> _Task details_
Of the lines in the listing below, how many hold "page"? Answer with the number only.

> _Supplied entries_
#####
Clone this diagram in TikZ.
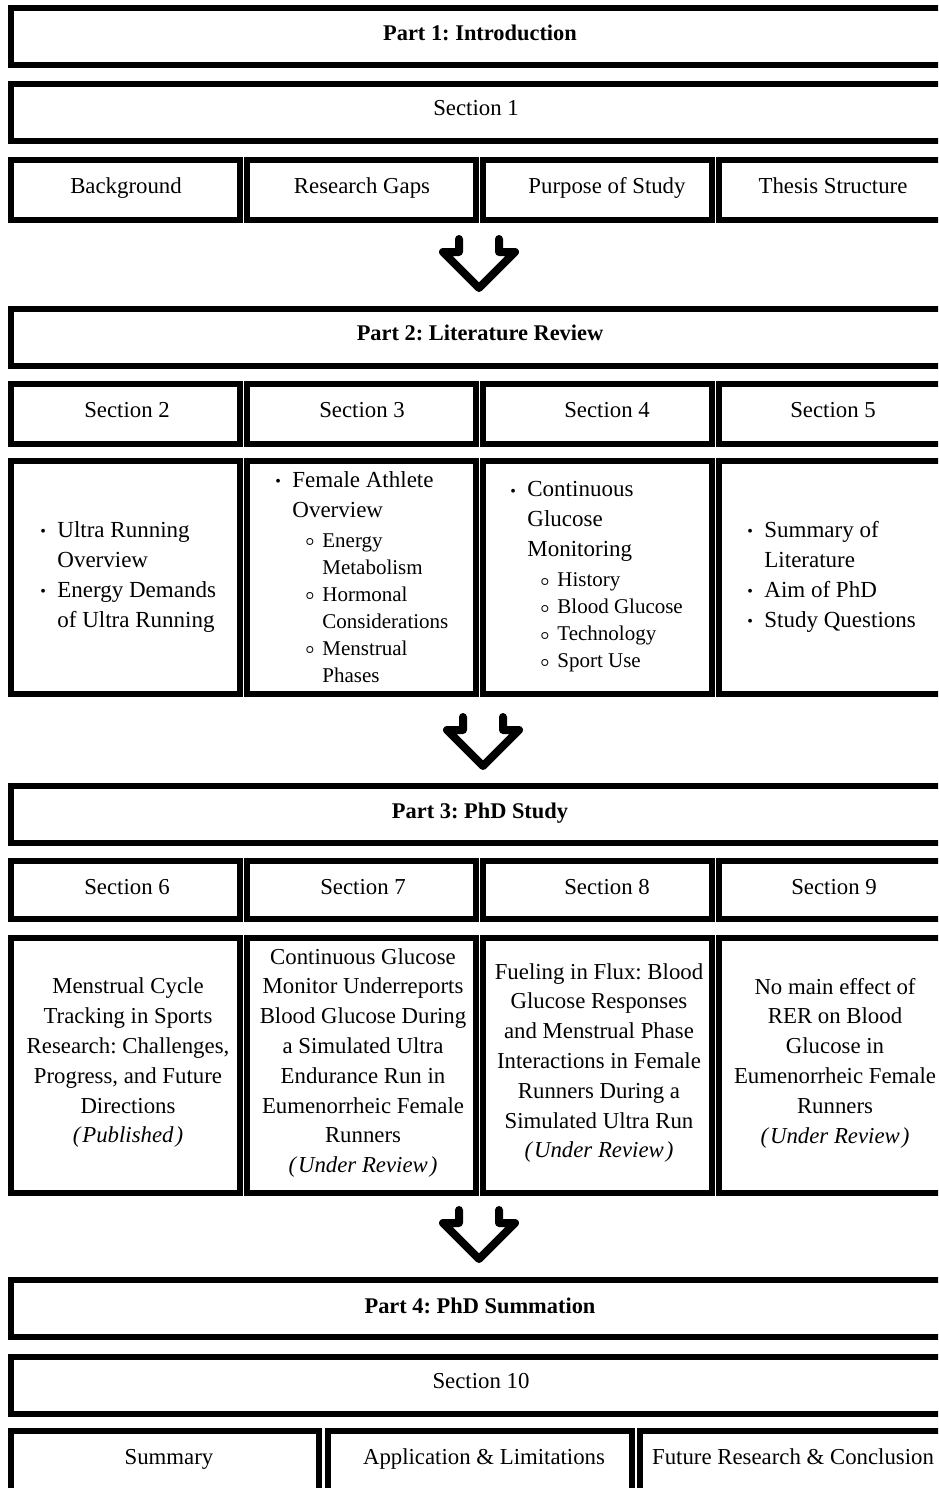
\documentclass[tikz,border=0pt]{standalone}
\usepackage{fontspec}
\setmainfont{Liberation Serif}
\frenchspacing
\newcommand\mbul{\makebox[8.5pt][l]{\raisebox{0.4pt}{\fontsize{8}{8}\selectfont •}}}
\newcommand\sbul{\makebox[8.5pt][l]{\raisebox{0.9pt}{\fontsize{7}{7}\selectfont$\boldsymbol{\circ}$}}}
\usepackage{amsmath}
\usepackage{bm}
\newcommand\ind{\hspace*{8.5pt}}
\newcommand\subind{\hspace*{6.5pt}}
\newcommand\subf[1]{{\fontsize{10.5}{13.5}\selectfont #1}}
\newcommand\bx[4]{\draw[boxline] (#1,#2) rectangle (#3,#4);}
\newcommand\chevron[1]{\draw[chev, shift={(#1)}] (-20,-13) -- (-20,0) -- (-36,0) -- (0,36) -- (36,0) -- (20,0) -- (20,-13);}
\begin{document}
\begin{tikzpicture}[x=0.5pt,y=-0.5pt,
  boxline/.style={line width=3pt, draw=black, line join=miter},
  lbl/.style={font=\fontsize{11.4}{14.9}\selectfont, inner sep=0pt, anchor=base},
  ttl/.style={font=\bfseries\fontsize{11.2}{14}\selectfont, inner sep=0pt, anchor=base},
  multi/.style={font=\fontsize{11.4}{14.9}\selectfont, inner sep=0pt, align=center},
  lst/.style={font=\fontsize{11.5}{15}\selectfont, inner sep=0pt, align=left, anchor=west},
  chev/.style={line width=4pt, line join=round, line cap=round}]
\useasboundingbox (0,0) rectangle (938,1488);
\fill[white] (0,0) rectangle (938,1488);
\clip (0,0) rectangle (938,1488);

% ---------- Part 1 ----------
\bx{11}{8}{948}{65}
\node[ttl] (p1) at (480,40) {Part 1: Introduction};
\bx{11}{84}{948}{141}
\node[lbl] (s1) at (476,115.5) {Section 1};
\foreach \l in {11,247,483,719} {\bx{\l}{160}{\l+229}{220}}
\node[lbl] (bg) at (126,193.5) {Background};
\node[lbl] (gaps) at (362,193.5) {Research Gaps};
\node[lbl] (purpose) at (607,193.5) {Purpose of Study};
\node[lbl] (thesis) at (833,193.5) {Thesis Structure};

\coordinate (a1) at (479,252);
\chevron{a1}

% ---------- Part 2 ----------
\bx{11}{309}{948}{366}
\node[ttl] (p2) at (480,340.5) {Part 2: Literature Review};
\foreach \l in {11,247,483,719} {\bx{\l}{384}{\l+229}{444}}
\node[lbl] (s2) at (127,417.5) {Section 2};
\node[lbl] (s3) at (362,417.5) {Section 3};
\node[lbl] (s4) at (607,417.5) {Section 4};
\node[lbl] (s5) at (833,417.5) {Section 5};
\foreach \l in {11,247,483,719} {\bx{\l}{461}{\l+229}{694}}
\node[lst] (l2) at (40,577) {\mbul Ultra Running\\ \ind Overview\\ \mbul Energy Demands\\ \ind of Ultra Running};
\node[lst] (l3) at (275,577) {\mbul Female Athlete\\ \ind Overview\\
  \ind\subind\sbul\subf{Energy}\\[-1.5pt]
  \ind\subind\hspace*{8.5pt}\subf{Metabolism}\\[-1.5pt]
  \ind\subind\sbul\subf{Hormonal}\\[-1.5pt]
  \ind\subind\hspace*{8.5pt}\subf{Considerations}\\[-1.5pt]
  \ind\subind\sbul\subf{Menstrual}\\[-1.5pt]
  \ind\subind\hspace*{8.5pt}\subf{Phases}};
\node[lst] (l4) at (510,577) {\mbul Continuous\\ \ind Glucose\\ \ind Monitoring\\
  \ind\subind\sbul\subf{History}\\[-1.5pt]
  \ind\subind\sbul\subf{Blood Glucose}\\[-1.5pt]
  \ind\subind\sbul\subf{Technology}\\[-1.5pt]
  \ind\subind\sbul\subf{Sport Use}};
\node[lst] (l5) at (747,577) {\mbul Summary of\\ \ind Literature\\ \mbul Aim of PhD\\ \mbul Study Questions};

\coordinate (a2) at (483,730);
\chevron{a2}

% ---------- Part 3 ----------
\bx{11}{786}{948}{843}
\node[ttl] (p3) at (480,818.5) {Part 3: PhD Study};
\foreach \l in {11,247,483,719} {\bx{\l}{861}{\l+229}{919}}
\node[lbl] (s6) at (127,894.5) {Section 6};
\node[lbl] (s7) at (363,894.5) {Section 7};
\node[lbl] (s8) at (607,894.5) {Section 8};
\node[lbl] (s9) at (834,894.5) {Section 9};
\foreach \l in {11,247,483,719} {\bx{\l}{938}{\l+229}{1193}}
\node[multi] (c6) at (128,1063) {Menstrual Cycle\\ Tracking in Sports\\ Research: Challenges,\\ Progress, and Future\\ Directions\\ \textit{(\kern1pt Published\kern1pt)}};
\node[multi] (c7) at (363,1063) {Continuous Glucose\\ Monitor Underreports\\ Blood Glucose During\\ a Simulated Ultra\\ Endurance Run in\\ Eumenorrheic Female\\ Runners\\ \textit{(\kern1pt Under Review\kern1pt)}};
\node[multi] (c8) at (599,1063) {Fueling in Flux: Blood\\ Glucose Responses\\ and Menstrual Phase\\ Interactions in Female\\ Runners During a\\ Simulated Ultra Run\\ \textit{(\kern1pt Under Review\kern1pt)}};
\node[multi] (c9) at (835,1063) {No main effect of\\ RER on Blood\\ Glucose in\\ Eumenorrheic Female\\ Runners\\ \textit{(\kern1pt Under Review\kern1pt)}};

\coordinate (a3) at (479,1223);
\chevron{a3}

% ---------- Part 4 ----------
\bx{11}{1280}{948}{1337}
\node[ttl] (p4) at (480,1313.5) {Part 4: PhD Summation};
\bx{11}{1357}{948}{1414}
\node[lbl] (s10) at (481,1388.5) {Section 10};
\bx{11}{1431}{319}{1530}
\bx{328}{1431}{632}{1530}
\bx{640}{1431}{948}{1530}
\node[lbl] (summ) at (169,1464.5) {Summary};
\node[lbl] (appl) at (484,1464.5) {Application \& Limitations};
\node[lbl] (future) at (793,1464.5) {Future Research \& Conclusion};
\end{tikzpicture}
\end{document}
#####
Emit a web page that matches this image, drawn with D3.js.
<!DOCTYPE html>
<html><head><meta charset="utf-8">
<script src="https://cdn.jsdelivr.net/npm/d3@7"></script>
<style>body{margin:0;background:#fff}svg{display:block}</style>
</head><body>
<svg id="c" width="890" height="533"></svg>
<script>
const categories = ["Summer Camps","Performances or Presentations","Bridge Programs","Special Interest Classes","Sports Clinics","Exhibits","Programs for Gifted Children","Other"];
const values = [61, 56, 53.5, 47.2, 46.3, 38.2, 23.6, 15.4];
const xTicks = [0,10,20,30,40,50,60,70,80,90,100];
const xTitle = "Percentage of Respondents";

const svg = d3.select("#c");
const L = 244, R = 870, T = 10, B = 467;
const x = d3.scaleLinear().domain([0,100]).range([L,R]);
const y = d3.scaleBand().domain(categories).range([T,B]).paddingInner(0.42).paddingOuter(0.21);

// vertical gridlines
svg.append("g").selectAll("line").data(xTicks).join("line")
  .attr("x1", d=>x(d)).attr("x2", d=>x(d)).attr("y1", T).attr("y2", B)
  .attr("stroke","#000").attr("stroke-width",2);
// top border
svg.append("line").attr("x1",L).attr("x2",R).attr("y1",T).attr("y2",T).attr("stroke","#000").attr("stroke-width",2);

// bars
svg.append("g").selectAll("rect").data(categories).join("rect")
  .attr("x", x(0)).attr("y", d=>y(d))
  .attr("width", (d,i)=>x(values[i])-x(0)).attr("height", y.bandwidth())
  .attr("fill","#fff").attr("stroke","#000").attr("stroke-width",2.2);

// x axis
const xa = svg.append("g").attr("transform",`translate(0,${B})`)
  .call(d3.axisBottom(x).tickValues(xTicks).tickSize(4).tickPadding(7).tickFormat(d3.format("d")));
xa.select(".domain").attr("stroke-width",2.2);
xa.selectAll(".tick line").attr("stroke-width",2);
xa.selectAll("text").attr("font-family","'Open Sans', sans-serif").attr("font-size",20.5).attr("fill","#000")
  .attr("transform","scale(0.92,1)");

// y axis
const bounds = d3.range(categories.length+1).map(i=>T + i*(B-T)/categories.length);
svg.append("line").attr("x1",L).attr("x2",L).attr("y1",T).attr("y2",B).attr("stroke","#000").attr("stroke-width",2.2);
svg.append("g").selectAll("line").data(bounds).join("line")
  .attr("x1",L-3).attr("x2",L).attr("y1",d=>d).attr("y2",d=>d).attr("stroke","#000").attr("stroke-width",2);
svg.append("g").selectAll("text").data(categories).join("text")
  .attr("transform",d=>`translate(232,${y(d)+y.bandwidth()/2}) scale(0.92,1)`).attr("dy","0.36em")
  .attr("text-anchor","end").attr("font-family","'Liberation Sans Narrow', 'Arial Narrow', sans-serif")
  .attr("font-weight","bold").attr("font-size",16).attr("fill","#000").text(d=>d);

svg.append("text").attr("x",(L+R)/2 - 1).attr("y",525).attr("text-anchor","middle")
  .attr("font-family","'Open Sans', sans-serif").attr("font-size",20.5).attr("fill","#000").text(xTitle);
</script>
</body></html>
#####
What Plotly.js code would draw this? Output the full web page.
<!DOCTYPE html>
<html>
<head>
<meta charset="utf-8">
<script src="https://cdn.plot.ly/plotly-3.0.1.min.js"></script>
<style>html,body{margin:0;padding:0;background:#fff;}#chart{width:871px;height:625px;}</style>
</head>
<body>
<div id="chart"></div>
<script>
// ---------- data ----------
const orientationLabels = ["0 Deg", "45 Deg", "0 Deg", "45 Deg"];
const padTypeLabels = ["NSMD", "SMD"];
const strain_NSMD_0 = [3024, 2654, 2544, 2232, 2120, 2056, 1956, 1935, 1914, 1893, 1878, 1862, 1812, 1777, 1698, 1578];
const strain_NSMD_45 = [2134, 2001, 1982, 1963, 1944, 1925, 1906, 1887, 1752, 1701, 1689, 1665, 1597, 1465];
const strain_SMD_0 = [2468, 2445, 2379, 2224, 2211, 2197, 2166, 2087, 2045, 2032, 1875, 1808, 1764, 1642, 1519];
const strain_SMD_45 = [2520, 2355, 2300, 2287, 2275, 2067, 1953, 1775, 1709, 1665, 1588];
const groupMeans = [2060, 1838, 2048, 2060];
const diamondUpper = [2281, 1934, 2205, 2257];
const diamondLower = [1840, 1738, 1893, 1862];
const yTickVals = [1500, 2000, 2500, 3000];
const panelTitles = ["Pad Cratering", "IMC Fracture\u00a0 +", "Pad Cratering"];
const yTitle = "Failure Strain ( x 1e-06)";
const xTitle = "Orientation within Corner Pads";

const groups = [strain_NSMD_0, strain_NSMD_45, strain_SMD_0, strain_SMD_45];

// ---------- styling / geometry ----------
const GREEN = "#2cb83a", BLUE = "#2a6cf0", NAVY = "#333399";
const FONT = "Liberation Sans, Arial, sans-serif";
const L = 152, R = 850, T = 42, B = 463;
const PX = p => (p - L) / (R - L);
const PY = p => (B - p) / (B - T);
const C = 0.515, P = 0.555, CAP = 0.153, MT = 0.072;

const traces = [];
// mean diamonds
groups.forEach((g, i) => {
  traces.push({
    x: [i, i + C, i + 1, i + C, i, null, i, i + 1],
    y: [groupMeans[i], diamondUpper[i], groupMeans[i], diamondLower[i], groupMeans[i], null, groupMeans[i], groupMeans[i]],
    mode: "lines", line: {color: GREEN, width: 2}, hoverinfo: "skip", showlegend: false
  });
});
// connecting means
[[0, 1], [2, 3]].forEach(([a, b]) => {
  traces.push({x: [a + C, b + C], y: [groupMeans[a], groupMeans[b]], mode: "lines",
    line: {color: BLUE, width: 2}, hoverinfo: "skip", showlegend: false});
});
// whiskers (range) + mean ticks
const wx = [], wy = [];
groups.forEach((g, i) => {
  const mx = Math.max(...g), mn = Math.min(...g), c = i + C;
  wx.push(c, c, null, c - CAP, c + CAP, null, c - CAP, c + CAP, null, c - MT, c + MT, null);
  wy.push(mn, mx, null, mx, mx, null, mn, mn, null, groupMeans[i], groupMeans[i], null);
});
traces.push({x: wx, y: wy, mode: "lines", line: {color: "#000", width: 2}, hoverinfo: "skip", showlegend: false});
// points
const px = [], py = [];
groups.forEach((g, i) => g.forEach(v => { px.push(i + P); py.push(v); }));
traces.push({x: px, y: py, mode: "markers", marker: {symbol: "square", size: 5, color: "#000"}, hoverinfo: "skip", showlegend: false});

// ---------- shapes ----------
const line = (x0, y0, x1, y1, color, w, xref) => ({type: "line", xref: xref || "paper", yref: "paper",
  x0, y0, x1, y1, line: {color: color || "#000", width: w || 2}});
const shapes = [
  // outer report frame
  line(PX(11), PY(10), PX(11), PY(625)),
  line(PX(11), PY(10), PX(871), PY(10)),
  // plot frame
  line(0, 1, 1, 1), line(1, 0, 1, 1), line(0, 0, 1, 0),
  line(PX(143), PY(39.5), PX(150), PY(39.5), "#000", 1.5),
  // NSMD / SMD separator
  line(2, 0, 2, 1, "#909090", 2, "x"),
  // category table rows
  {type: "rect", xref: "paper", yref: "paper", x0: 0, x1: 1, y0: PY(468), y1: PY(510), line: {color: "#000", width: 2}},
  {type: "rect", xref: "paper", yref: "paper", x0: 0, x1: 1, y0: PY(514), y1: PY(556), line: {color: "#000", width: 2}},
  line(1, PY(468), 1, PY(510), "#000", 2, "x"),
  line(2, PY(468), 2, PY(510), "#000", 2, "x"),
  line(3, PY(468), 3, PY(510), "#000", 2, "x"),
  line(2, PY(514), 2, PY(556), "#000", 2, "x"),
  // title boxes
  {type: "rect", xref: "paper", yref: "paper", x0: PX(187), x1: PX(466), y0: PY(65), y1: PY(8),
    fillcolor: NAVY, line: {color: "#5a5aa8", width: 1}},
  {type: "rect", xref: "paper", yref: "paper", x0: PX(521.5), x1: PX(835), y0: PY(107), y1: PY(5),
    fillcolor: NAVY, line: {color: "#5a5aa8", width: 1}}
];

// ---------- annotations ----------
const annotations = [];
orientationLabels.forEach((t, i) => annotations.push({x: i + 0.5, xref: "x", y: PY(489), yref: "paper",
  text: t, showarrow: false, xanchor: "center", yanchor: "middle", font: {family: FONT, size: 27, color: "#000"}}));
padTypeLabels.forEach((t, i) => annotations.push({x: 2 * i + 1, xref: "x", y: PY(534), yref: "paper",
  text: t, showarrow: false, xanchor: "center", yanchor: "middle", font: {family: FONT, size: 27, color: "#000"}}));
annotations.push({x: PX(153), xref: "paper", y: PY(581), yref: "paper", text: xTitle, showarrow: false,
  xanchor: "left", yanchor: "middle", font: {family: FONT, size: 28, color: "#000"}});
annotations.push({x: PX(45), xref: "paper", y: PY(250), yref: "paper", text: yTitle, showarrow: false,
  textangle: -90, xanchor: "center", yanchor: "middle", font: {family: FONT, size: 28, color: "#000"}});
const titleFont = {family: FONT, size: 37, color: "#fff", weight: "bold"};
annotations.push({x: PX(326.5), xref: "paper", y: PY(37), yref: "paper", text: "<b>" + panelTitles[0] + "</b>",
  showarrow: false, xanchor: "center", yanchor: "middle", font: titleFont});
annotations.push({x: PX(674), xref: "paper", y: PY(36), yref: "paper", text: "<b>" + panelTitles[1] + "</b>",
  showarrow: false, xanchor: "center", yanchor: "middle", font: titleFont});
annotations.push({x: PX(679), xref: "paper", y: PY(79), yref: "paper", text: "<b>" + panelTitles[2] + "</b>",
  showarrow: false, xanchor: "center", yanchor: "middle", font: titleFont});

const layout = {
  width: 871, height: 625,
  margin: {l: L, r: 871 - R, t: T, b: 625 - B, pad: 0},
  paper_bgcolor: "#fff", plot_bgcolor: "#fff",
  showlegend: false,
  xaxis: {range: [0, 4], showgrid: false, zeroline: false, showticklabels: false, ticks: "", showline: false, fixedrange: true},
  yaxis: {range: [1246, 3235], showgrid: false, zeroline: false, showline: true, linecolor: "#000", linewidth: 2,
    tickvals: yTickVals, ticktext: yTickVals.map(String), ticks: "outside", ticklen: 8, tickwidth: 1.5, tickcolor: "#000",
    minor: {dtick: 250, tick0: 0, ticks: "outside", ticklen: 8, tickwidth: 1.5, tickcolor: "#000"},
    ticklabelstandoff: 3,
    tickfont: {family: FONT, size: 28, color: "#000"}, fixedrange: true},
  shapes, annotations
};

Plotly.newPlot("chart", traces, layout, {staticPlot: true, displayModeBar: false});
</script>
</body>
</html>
#####
> _Exercise answer_
2